ISO 9001:2015

Beliefs, Customs and Rituals: A Cultural Perspective

Sunita Didal

Beliefs, customs, and rituals form the symbolic infrastructure of culture. They transmit values, coordinate collective action, mark life‑cycle transitions, and make the social world feel meaningful and predictable. Drawing on classic and contemporary scholarship from anthropology, sociology, religious studies, and cultural psychology, this paper synthesizes how beliefs (shared truth-claims and value commitments), customs (conventionalized practices), and rituals (formalized, rule-governed sequences of action imbued with symbolism) interrelate to produce cultural continuity and change. After clarifying definitions and theoretical lineages (Durkheim, Mauss, Van Gennep, Turner, Douglas, Geertz), I outline key mechanisms—symbolic condensation, performativity, effervescence, embodiment, and social sanction—through which these cultural forms shape cognition and social structure.

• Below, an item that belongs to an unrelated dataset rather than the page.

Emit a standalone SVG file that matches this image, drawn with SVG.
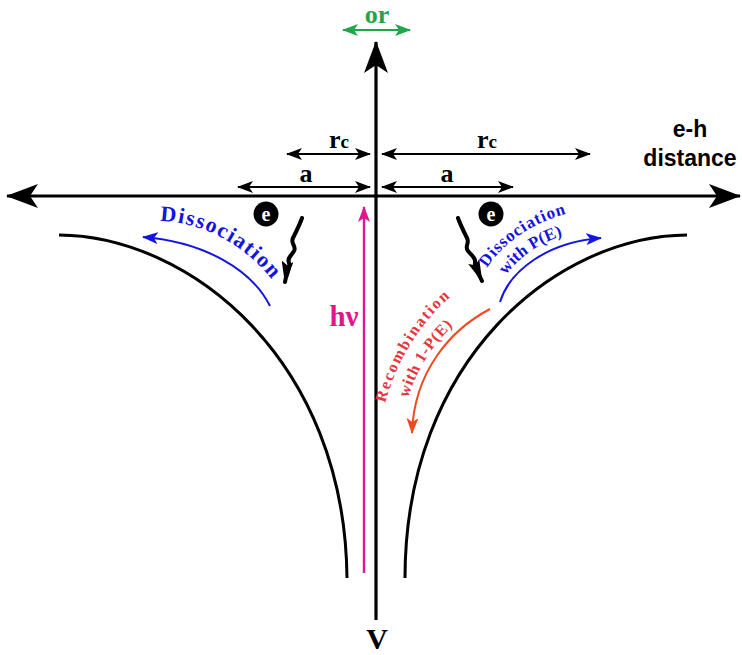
<svg xmlns="http://www.w3.org/2000/svg" width="742" height="655" viewBox="0 0 742 655">
<style>
  .serif { font-family: "Liberation Serif", "Times New Roman", serif; font-weight: bold; }
  .sans { font-family: "Liberation Sans", Arial, sans-serif; font-weight: bold; }
  .axis { stroke: #000; stroke-width: 3.2; fill: none; }
  .dim { stroke: #000; stroke-width: 2.2; fill: none; }
  .curve { stroke: #000; stroke-width: 3; fill: none; }
  .blue { stroke: #1414e0; stroke-width: 2; fill: none; }
  .red { stroke: #f04a1e; stroke-width: 2; fill: none; }
  .mag { stroke: #e0168c; stroke-width: 2.4; fill: none; }
  .green { stroke: #1fa54a; stroke-width: 2.2; fill: none; }
  .squig { stroke: #000; stroke-width: 4; fill: none; stroke-linejoin: round; stroke-linecap: round; }
</style>
<defs>
  <marker id="bigHead" viewBox="0 0 32 24" refX="31" refY="12" markerWidth="32" markerHeight="24" markerUnits="userSpaceOnUse" orient="auto-start-reverse">
    <path d="M0,0 L32,12 L0,24 L8,12 Z" fill="#000"/>
  </marker>
  <marker id="smallHead" viewBox="0 0 16 12" refX="15" refY="6" markerWidth="16" markerHeight="12" markerUnits="userSpaceOnUse" orient="auto-start-reverse">
    <path d="M0,0 L16,6 L0,12 L4,6 Z" fill="#000"/>
  </marker>
  <marker id="squigHead" viewBox="0 0 22 12" refX="21" refY="6" markerWidth="22" markerHeight="12" markerUnits="userSpaceOnUse" orient="auto">
    <path d="M0,0 L22,6 L0,12 L4,6 Z" fill="#000"/>
  </marker>
  <marker id="blueHead" viewBox="0 0 16 12" refX="15" refY="6" markerWidth="16" markerHeight="12" markerUnits="userSpaceOnUse" orient="auto">
    <path d="M0,0 L16,6 L0,12 L4,6 Z" fill="#1414e0"/>
  </marker>
  <marker id="redHead" viewBox="0 0 16 12" refX="15" refY="6" markerWidth="16" markerHeight="12" markerUnits="userSpaceOnUse" orient="auto">
    <path d="M0,0 L16,6 L0,12 L4,6 Z" fill="#f04a1e"/>
  </marker>
  <marker id="magHead" viewBox="0 0 16 12" refX="15" refY="6" markerWidth="16" markerHeight="12" markerUnits="userSpaceOnUse" orient="auto">
    <path d="M0,0 L16,6 L0,12 L4,6 Z" fill="#e0168c"/>
  </marker>
  <marker id="greenHead" viewBox="0 0 16 12" refX="15" refY="6" markerWidth="16" markerHeight="12" markerUnits="userSpaceOnUse" orient="auto-start-reverse">
    <path d="M0,0 L16,6 L0,12 L4,6 Z" fill="#1fa54a"/>
  </marker>
  <path id="tpLeft" d="M160,221 C205,222 252,248 281,292"/>
  <path id="tpRight1" d="M487,268 C505,240 537,220 574,212"/>
  <path id="tpRight2" d="M506,275 C520,256 543,240 570,234"/>
  <path id="tpRed1" d="M385,403 C397,360 422,318 459,290"/>
  <path id="tpRed2" d="M408,398 C418,366 435,340 461,319"/>
</defs>

<g id="connectors">
  <path class="axis" d="M7,196 L740,196" marker-start="url(#bigHead)" marker-end="url(#bigHead)"/>
  <path class="axis" d="M376,620 L376,42" marker-end="url(#bigHead)"/>
  <path class="dim" d="M287,154 L370,154" marker-start="url(#smallHead)" marker-end="url(#smallHead)"/>
  <path class="dim" d="M382,154 L590,154" marker-start="url(#smallHead)" marker-end="url(#smallHead)"/>
  <path class="dim" d="M238,187 L370,187" marker-start="url(#smallHead)" marker-end="url(#smallHead)"/>
  <path class="dim" d="M382,187 L513,187" marker-start="url(#smallHead)" marker-end="url(#smallHead)"/>
  <path class="green" d="M343,30 L410,30" marker-start="url(#greenHead)" marker-end="url(#greenHead)"/>
  <path class="mag" d="M364,573 L364,207" marker-end="url(#magHead)"/>
  <path class="blue" d="M270,306 C252,270 205,242 143,237" marker-end="url(#blueHead)"/>
  <path class="blue" d="M500,302 C510,270 548,242 601,238" marker-end="url(#blueHead)"/>
  <path class="red" d="M490,309 C450,330 414,372 412,433" marker-end="url(#redHead)"/>
  <path class="squig" d="M302,218 C300,224 296,232 293,238 C290,244 297,246 294,251 C291,256 287,258 289,263 C291,268 286,274 285,282" marker-end="url(#squigHead)"/>
  <path class="squig" d="M458,218 C460,224 464,232 467,238 C470,244 464,246 468,251 C472,256 476,258 475,263 C474,268 479,274 482,281" marker-end="url(#squigHead)"/>
</g>

<g id="potential-left">
  <path class="curve" d="M59,235 C190,236 345,360 347,578"/>
</g>
<g id="potential-right">
  <path class="curve" d="M687,235 C556,236 405,360 405,578"/>
</g>

<g id="label-or"><text class="serif" x="377" y="23" font-size="26" fill="#1fa54a" text-anchor="middle">or</text></g>
<g id="label-V"><text class="serif" x="377" y="649" font-size="30" fill="#000" text-anchor="middle">V</text></g>
<g id="label-eh"><text class="sans" x="690" y="137" font-size="23" fill="#000" text-anchor="middle">e-h</text>
  <text class="sans" x="690" y="166" font-size="23" fill="#000" text-anchor="middle">distance</text></g>
<g id="label-rc-left"><text class="serif" x="329" y="148" font-size="26" fill="#000">r<tspan font-size="19">c</tspan></text></g>
<g id="label-rc-right"><text class="serif" x="477" y="148" font-size="26" fill="#000">r<tspan font-size="19">c</tspan></text></g>
<g id="label-a-left"><text class="serif" x="306" y="182" font-size="26" fill="#000" text-anchor="middle">a</text></g>
<g id="label-a-right"><text class="serif" x="447" y="182" font-size="26" fill="#000" text-anchor="middle">a</text></g>
<g id="label-hv"><text class="serif" x="344" y="326" font-size="29" fill="#e0168c" text-anchor="middle">hν</text></g>

<g id="electron-left">
  <circle cx="266" cy="214" r="12.5" fill="#000"/>
  <text class="serif" x="266" y="221" font-size="20" fill="#fff" text-anchor="middle">e</text>
</g>
<g id="electron-right">
  <circle cx="491" cy="214" r="12.5" fill="#000"/>
  <text class="serif" x="491" y="221" font-size="20" fill="#fff" text-anchor="middle">e</text>
</g>

<g id="label-dissociation-left">
  <text class="serif" font-size="22" fill="#1414e0"><textPath href="#tpLeft" textLength="130" lengthAdjust="spacing">Dissociation</textPath></text>
</g>
<g id="label-dissociation-right">
  <text class="serif" font-size="17" fill="#1414e0"><textPath href="#tpRight1" textLength="98" lengthAdjust="spacing">Dissociation</textPath></text>
  <text class="serif" font-size="17" fill="#1414e0"><textPath href="#tpRight2" textLength="70" lengthAdjust="spacing">with P(E)</textPath></text>
</g>
<g id="label-recombination">
  <text class="serif" font-size="16" fill="#e8343c"><textPath href="#tpRed1" textLength="126" lengthAdjust="spacing">Recombination</textPath></text>
  <text class="serif" font-size="16" fill="#e8343c"><textPath href="#tpRed2" textLength="86" lengthAdjust="spacing">with 1-P(E)</textPath></text>
</g>
</svg>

Cross‑cultural case studies from South Asia, Sub-Saharan Africa, East Asia, Oceania, Europe, and the Americas illustrate how similar ritual logics take divergent expressions depending on ecology, power, and historical encounter. The paper also assesses modern transformations—including secularization, commodification, digital mediation, and diasporic hybridization—that reconfigure ritual authority and invent new “ritual-like” forms (sports fandom, national ceremonies, platformed grief). Finally, I propose an integrated analytic framework—the BCR Model (Beliefs–Customs–Rituals)—that maps flows among propositional meanings, habitual practices, and symbolic performances across micro, meso, and macro levels. Implications for intercultural competence, policy, education, and conflict mitigation are discussed, with recommendations for future research into ritual datafication and embodied measures of cultural participation.